The Cappadocian Fathers fought extensively for the Orthodox cause. In their writings they made extensive use of the formula “three substances (hypostases) in one essence (ousia),” and thus firmly acknowledged a distinction between the Father and the Son, but at the same time maintained their essential unity – a formula that was not as clear earlier during the time of the Nicene Council. Thus, the formula “Three Hypostases in one Ousia” came to be everywhere accepted as an epitome of the orthodox doctrine of the Holy Trinity.

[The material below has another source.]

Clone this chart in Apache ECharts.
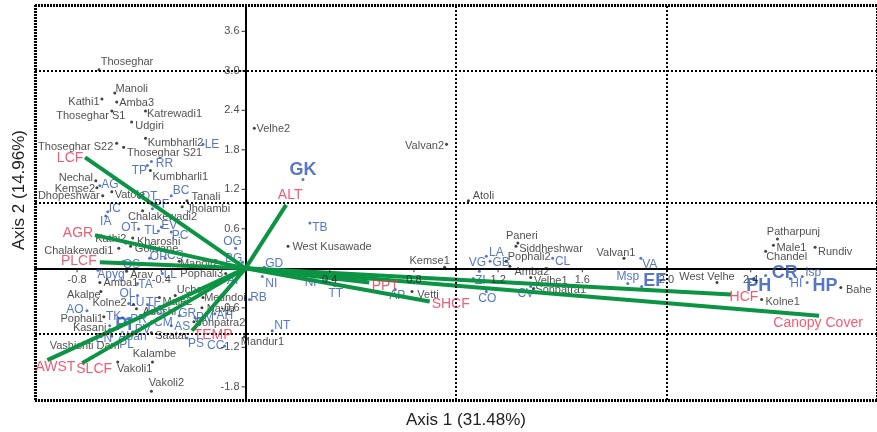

I understand that the vocabulary may be new and new and daunting to many people in our faith – but I am hoping throughout the course of time we can all gain a better understanding of what was realized. It is important we learn this as understanding the true nature of the Godhead constitutes better understanding of our faith. Since we are followers of Christ, we must of have an understanding of whom we are worshiping. Since it is easy to distort the truth with Scripture, we must rely on those who meditated and examined Scripture with guidance of the Church and who kept and preserved her ways – the Church Fathers. In a modern world today where being spiritually uplifted takes precedence over theological understanding, we must not forget our roots and we must realize the importance of (Orthodox) theology.